Applications and Future Improvements
There’s a lot that can be done which I haven’t explicitly discussed in this write-up. For example, here are a couple of questions you could answer using this project:
What does 75th percentile progression look like for two players? Does one have higher upside than the other?
If a player grows their three-point percentage from 35% to 38%, how much does that extend their career in the W?
Will this player still be a ‘bargain’ by the end of their multi-year contract? How likely they are to decline to unplayable in the next three years?
These answers would be pivotal in supporting front-office decision-making, offering an essential data-backed perspective.
From a modeling standpoint, there are many improvements to be made. Instead of using logistic regression, I’d love to use a foundation model such as tabPFN. Second, creating a state-space model would be a clear improvement for forecasting player progression. This would allow progression to account for all stats simultaneously, and also make future progression more dependent on a player’s current state.
Although one of the current strengths is simplicity, I think a true player valuation system would need to consider a few more inputs. As you answer more questions it’d be worth changing the inputs or building a slightly more complex system of models.
To continue the conversation, feel free to leave a comment here on Substack or reach out to me directly on LinkedIn. I appreciate you reading this far and would love your thoughts!
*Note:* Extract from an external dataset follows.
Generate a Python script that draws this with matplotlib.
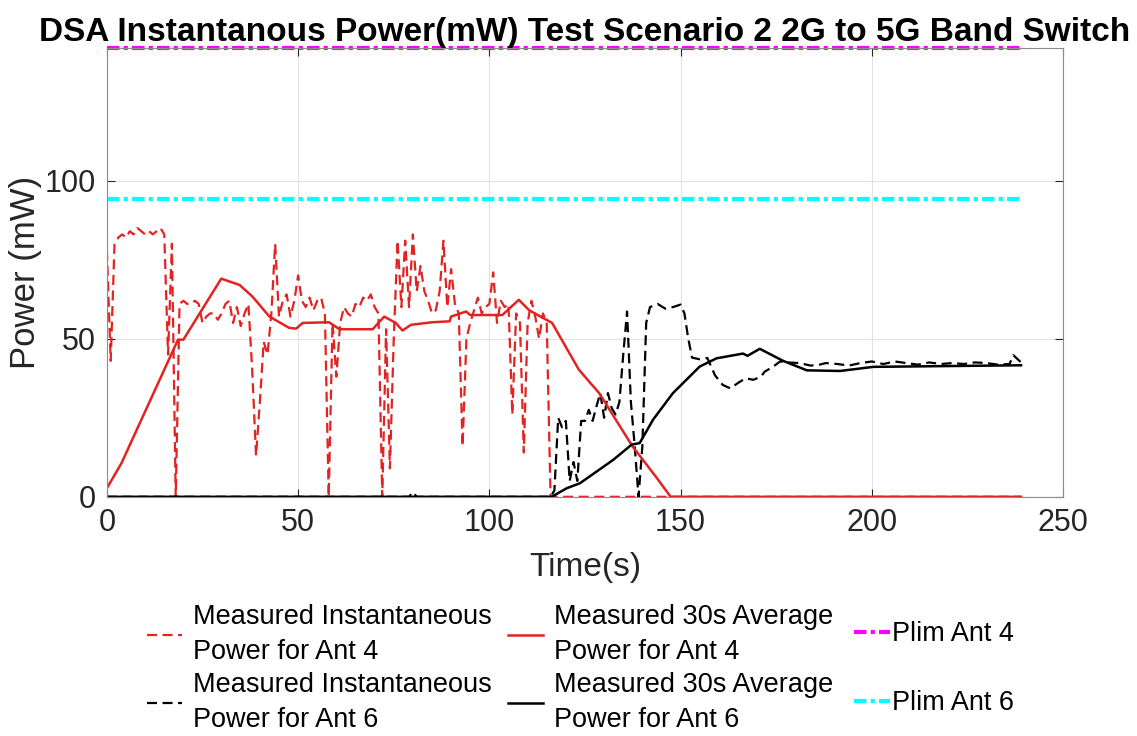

Although there’s a class imbalance affecting this model, there are three reasons why I didn’t apply resampling or weights. First, the cost of errors is asymmetric: falsely predicting retirement could prematurely exclude players from future projections, while over-predicting continued play is a more conservative and correctable approach. Second, I naturally correct for this bias in the model through a future step in this project, which I’ll discuss in Simulating Player Progression. Third, for the sake of this write-up, I want to keep things as simple as possible and allow for future added complexity.